- GIVEN DATA:
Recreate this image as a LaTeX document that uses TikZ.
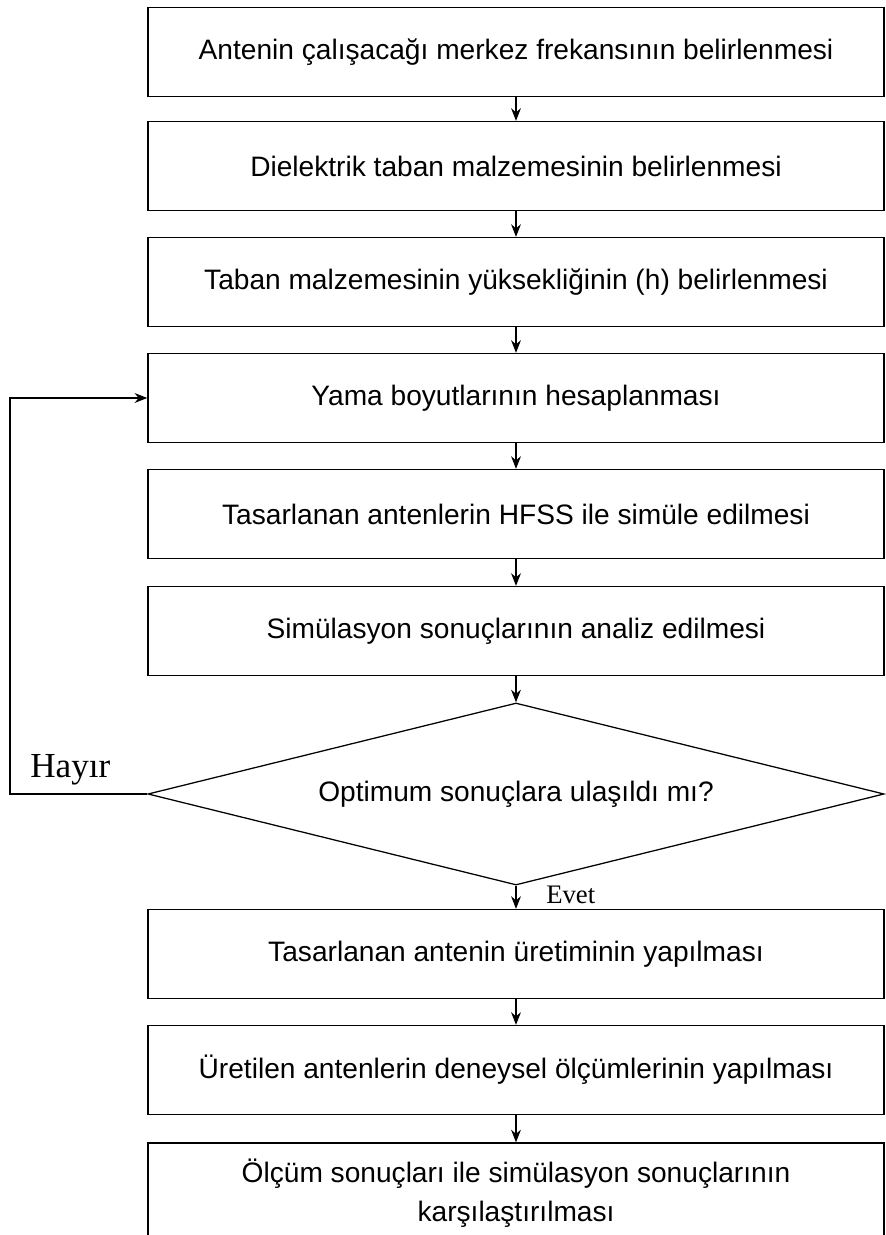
\documentclass[tikz,border=0pt]{standalone}
\usepackage{fontspec}
\setmainfont{Liberation Sans}
\newfontfamily\timesfont{Liberation Serif}
\usetikzlibrary{arrows.meta,shapes.geometric}

\tikzset{
  stepbox/.style={draw, line width=0.9pt, minimum width=18.4cm, minimum height=2.225cm,
    inner sep=0pt, align=center, font=\fontsize{20}{28}\selectfont},
  decision/.style={diamond, draw, line width=0.9pt, aspect=4.04, minimum width=18.4cm, minimum height=4.55cm,
    inner sep=0pt, font=\fontsize{20}{28}\selectfont},
  flow/.style={-{Stealth[length=9pt,width=7pt]}, line width=0.8pt},
  answer/.style={font=\timesfont\fontsize{25}{27}\selectfont, inner sep=0pt}
}

\begin{document}
\begin{tikzpicture}[x=0.025cm,y=-0.025cm]
	\useasboundingbox (0,0) rectangle (886,1235);
	
	\node[stepbox] (freq) at (516,52) {Antenin çalışacağı merkez frekansının belirlenmesi};
	\node[stepbox] (diel) at (516,166) {Dielektrik taban malzemesinin belirlenmesi};
	\node[stepbox] (height) at (516,282) {Taban malzemesinin yüksekliğinin (h) belirlenmesi};
	\node[stepbox] (patch) at (516,398) {Yama boyutlarının hesaplanması};
	\node[stepbox] (sim) at (516,514) {Tasarlanan antenlerin HFSS ile simüle edilmesi};
	\node[stepbox] (anal) at (516,631) {Simülasyon sonuçlarının analiz edilmesi};
	\node[decision] (check) at (516,794) {Optimum sonuçlara ulaşıldı mı?};
	\node[stepbox] (prod) at (516,954) {Tasarlanan antenin üretiminin yapılması};
	\node[stepbox] (meas) at (516,1070) {Üretilen antenlerin deneysel ölçümlerinin yapılması};
	\node[stepbox, minimum height=2.5cm] (comp) at (516,1193) {Ölçüm sonuçları ile simülasyon sonuçlarının\\karşılaştırılması};
	
	\foreach \a/\b in {freq/diel,diel/height,height/patch,patch/sim,sim/anal,anal/check,check/prod,prod/meas,meas/comp}
		\draw[flow] (\a) -- (\b);
	
	% geri besleme
	\coordinate (loop) at (10,794);
	\draw[flow] (check.west) -- (loop) |- (patch.west);
	\node[answer, anchor=south west] (no) at (30,785) {Hayır};
	\node[answer, anchor=west, font=\timesfont\fontsize{19}{21}\selectfont] (yes) at (546,895) {Evet};
\end{tikzpicture}
\end{document}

- DESCRIPTION OF THE TASK: Could the lines from the top of the material through the line with "(0,0) rectangle (886,1235);" be repeated exactly, pictures left out?

- SOLUTION TO THE PROBLEM:
Recreate this image as a LaTeX document that uses TikZ.
\documentclass[tikz,border=0pt]{standalone}
\usepackage{fontspec}
\setmainfont{Liberation Sans}
\newfontfamily\timesfont{Liberation Serif}
\usetikzlibrary{arrows.meta,shapes.geometric}

\tikzset{
  stepbox/.style={draw, line width=0.9pt, minimum width=18.4cm, minimum height=2.225cm,
    inner sep=0pt, align=center, font=\fontsize{20}{28}\selectfont},
  decision/.style={diamond, draw, line width=0.9pt, aspect=4.04, minimum width=18.4cm, minimum height=4.55cm,
    inner sep=0pt, font=\fontsize{20}{28}\selectfont},
  flow/.style={-{Stealth[length=9pt,width=7pt]}, line width=0.8pt},
  answer/.style={font=\timesfont\fontsize{25}{27}\selectfont, inner sep=0pt}
}

\begin{document}
\begin{tikzpicture}[x=0.025cm,y=-0.025cm]
	\useasboundingbox (0,0) rectangle (886,1235);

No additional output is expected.